The Company, from time to time, enters into commodity hedge agreements to mitigate a portion of the potential exposure to adverse market changes in the prices of oil and natural gas, with JPMorgan Chase. There are no other material relationships between the Company or its affiliates and JPMorgan Chase or the lenders, other than in respect to the Third Amendment, as amended.

The foregoing summary of the Letter Agreement is qualified in its entirety by reference to the definitive transaction document, a copy of which is attached as Exhibit 10.1 to this Current Report.

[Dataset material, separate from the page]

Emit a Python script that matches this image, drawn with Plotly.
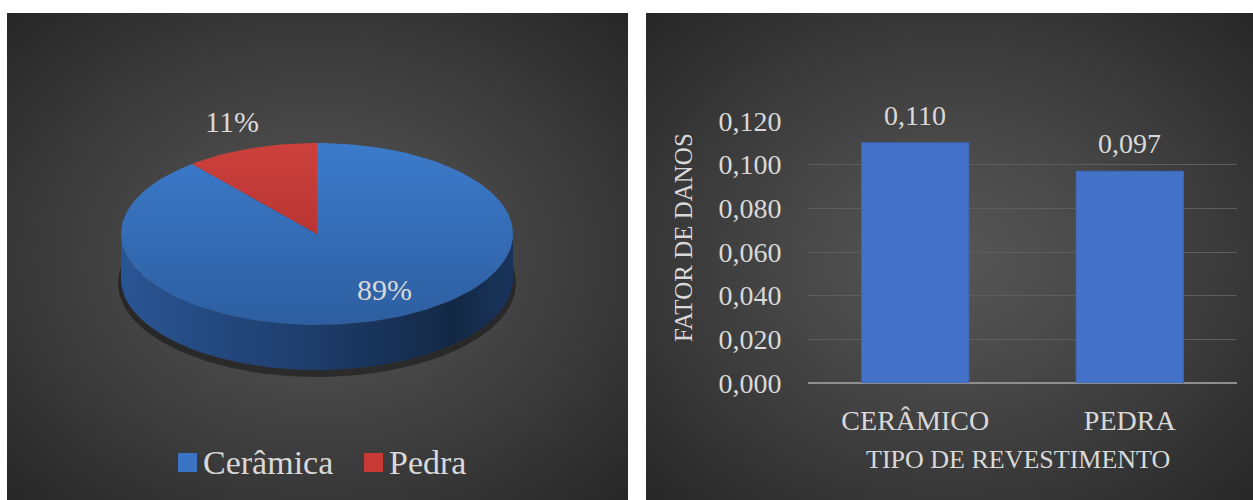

Item 2.03  Creation of a Direct Financial Obligation or an Obligation under an Off Balance Sheet Arrangement of a Registrant

The information included in Item 1.01 of this Current Report is hereby incorporated by reference into this Item 2.03.
 


Item 9.01  Financial Statements and Exhibits

(a) Financial statements of businesses acquired

n/a

(b) Pro forma financial information

n/a

(c) Shell company transactions

n/a

(d) Exhibits

Exhibit No.
 
Description
         
 
10.1
   
Letter Agreement amending Third Amendment to Second Amended and Restated Credit Agreement and Forbearance Agreement.
 

 
SIGNATURE

Pursuant to the requirements of the Securities Exchange Act of 1934, the registrant has duly caused this report to be signed on its behalf by the undersigned.

           
Dated: October 22, 2009
 
TETON ENERGY CORPORATION
 
           
   
By:
 
/s/ Jonathan Bloomfield
 
           
       
Jonathan Bloomfield
Chief Financial Officer
 
 


INDEX TO EXHIBITS

Exhibit No.
 
Description
         
 
10.1
   
Letter Agreement amending Third Amendment to Second Amended and Restated Credit Agreement and Forbearance Agreement.